The Hollywood Reporter has this whole big 3,700-word piece on our pal Keith, most of which is incredibly tedious because, well, it’s Keith.
But here’s the fun part: His feud with Al Gore.
Although Olbermann’s position at Current became rocky less than two months after Countdown bowed in June 2011, he was blindsided when Gore and Hyatt pulled the trigger and fired him March 29 for what they characterized as “serial, material breach of his contract.”
“When you’re working for somebody whom you admired politically, who turns out to be a clod,” says Olbermann, referring to Gore, “the scales fall from your eyes. Sorry. Al underdelivered. I mean that’s just simply the case. I don’t want to dwell on it, but it’s true.” Olbermann countersued, asking for $50 million in damages, and the case slowly proceeded to a confidential settlement in March; three months earlier, Qatari-based news organization Al Jazeera bought Current for $500 million, in all likelihood hastening the settlement. (Asked whether he is happy the Current chapter of his career is over, Olbermann quips, “Let’s just say I bought gifts for my lawyers.”)

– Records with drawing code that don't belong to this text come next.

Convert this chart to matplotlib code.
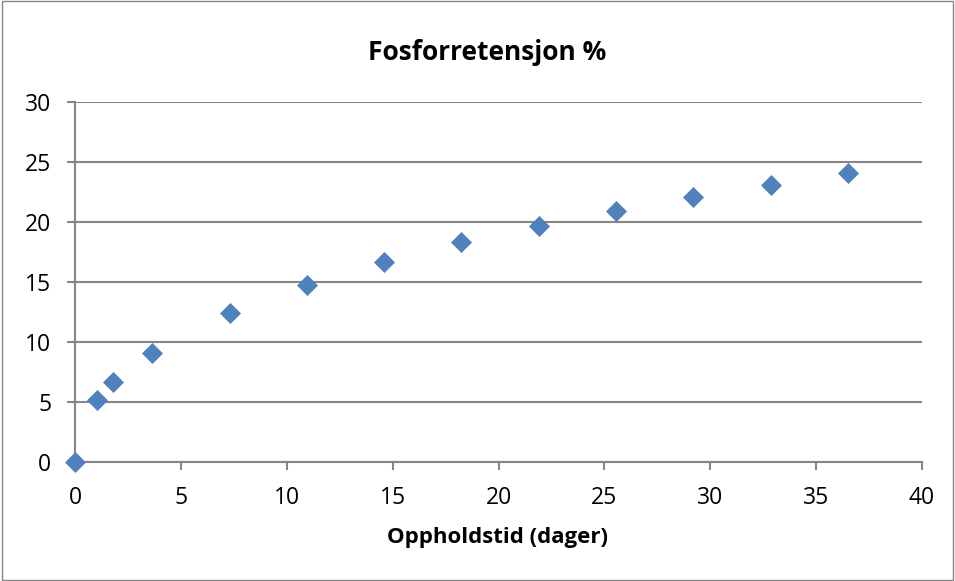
import matplotlib.pyplot as plt
from matplotlib.patches import Rectangle

# oppholdstid (dager) og fosforretensjon (%)
dager = [0, 1.04, 1.8, 3.65, 7.3, 10.95, 14.6, 18.25, 21.9, 25.55, 29.2, 32.85, 36.5]
retensjon = [0, 5.2, 6.65, 9.1, 12.4, 14.75, 16.7, 18.3, 19.7, 20.9, 22.1, 23.1, 24.05]

x_ticks = [0, 5, 10, 15, 20, 25, 30, 35, 40]
y_ticks = [0, 5, 10, 15, 20, 25, 30]

plt.rcParams['font.family'] = ['Open Sans', 'DejaVu Sans']

grey = "#868686"
blue = "#4F81BD"

fig = plt.figure(figsize=(9.55, 5.81), dpi=100)
ax = fig.add_axes([75 / 955, 1 - 462 / 581, (922 - 75) / 955, (462 - 102) / 581])

ax.scatter(dager, retensjon, marker="D", s=115, color=blue, zorder=3, clip_on=False, linewidths=0)

ax.set_xlim(0, 40)
ax.set_ylim(0, 30)
ax.set_xticks(x_ticks)
ax.set_yticks(y_ticks)
ax.yaxis.grid(True, color=grey, linewidth=1.5)
ax.set_axisbelow(True)

for side in ["top", "right"]:
    ax.spines[side].set_visible(False)
for side in ["left", "bottom"]:
    ax.spines[side].set_color(grey)
    ax.spines[side].set_linewidth(1.5)

ax.tick_params(axis="both", colors=grey, labelcolor="black", labelsize=16.5, width=1.5, length=6)
ax.tick_params(axis="x", pad=11)
ax.tick_params(axis="y", pad=11)

fig.text(497 / 955, 1 - 537 / 581, "Oppholdstid (dager)", ha="center", va="center",
         fontsize=16, fontweight="bold")
fig.text(487 / 955, 1 - 52 / 581, "Fosforretensjon %", ha="center", va="center",
         fontsize=19, fontweight="bold")

# ramme rundt hele figuren
fig.patches.append(Rectangle((0.002, 0.002), 0.996, 0.996, transform=fig.transFigure,
                             fill=False, edgecolor=grey, linewidth=1))

fig.savefig("out.png", dpi=100)
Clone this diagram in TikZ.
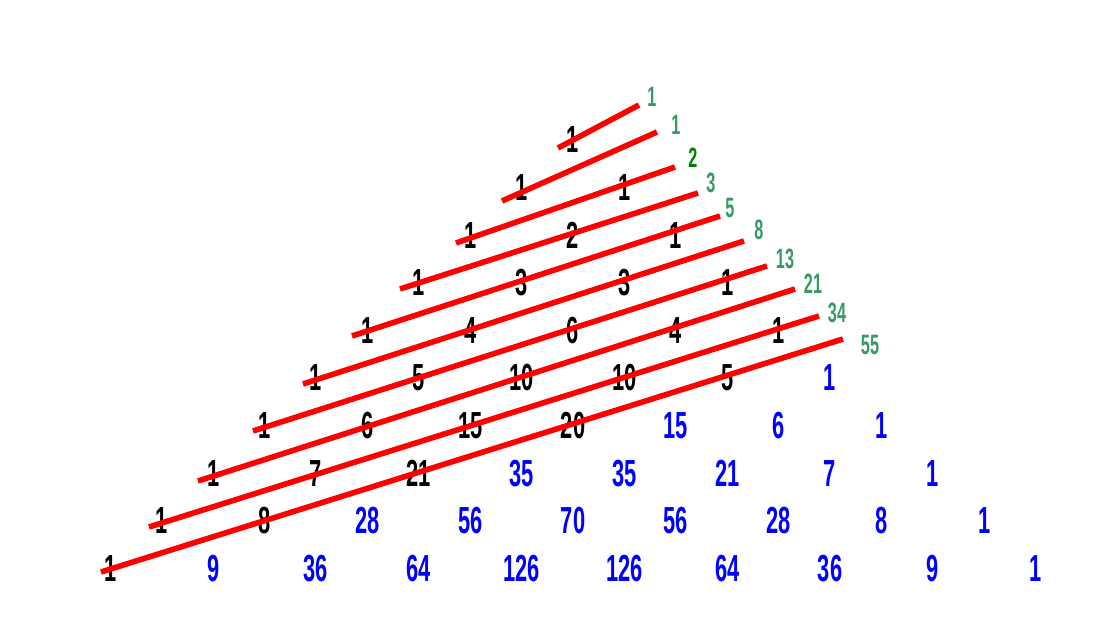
\documentclass[tikz,border=0pt]{standalone}
\usepackage{fontspec}
\newfontfamily\numfont[FakeStretch=0.58]{Liberation Sans}
\definecolor{fibgreen}{RGB}{52,155,100}
\definecolor{darkfib}{RGB}{0,128,0}
\begin{document}
\begin{tikzpicture}[x=1pt,y=-1pt,
  entry/.style={inner sep=0pt,anchor=center,font=\numfont\bfseries\fontsize{37.7}{40}\selectfont},
  fiblabel/.style={inner sep=0pt,anchor=center,font=\numfont\bfseries\fontsize{28}{30}\selectfont},
  diag/.style={draw=red,line width=5.6pt,line cap=butt}]
\useasboundingbox (0,0) rectangle (1104,635);
% Pascal triangle entries
\foreach \n/\vals in {0/{1},1/{1,1},2/{1,2,1},3/{1,3,3,1},4/{1,4,6,4,1},5/{1,5,10,10,5,1},6/{1,6,15,20,15,6,1},7/{1,7,21,35,35,21,7,1},8/{1,8,28,56,70,56,28,8,1},9/{1,9,36,64,126,126,64,36,9,1}}{
  \foreach \v [count=\c from 0] in \vals {
    \pgfmathtruncatemacro{\s}{\n+\c}
    \ifnum\s>9 \def\col{blue}\else\def\col{black}\fi
    \node[entry,text=\col] (e-\n-\c) at ({573+(\c-\n/2)*102.8},{140+47.6*\n}) {\v};
  }
}
% diagonal line end points
\foreach \m/\sx/\sy/\tx/\ty in {0/558/148/639/105,1/502/201/657/132,2/456/243/675/167,3/400/289/698/193,4/352/336/720/216,5/303/384/744/241,6/253/431/767/266,7/198/481/795/289,8/149/527/819/316,9/101/572/843/339}{
  \coordinate (s-\m) at (\sx,\sy);
  \coordinate (t-\m) at (\tx,\ty);
  \draw[diag] (s-\m) -- (t-\m);
}
% Fibonacci sums
\foreach \m/\lx/\ly/\txt/\lc in {0/652/97/1/fibgreen,1/676/125/1/fibgreen,2/693/158/2/darkfib,3/711/183/3/fibgreen,4/730/208/5/fibgreen,5/759/230/8/fibgreen,6/785/259/13/fibgreen,7/813/284/21/fibgreen,8/837/313/34/fibgreen,9/870/345/55/fibgreen}{
  \node[fiblabel,text=\lc] (f-\m) at (\lx,\ly) {\txt};
}
\end{tikzpicture}
\end{document}
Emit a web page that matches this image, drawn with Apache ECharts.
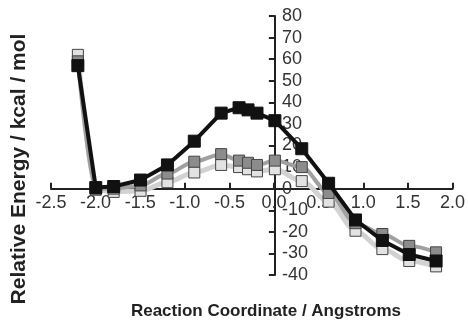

Olbermann saw Gore at the arbitration meeting in San Francisco on March 12. Asked whether that was awkward, he smiles ruefully: “Two days before, I’m standing at Phoenix Municipal Stadium with my friend Bob Melvin, the manager of the Oakland A’s, talking about pitching depth. Two days after that, I’m in a mediator’s office, hearing myself described as, you know, akin to Stalin. We are in the middle of a legal proceeding involving large sums of money and contracts. Of course it was awkward.”
But the experience with Current, he says, crystallized his desire to remake his image as something other than “this intense, belligerent, political polemicist,” he says. “I left ESPN as a sportscaster mostly known for humor and insight.”
Hey, Keith’s delusions are his own business. I’m sure his old bosses, once more his current (ahem) bosses, are glad to see him returning to that tone of “humor and insight” by calling his previous boss a clod. I mean, that’s as good a word for Gore as any, but just imagine what Keith is going to say about his ESPN bosses when he gets fired this time.
I choose to remember the happier times:
This will be different, though. Hang in there, Keith. The sixth time’s the charm.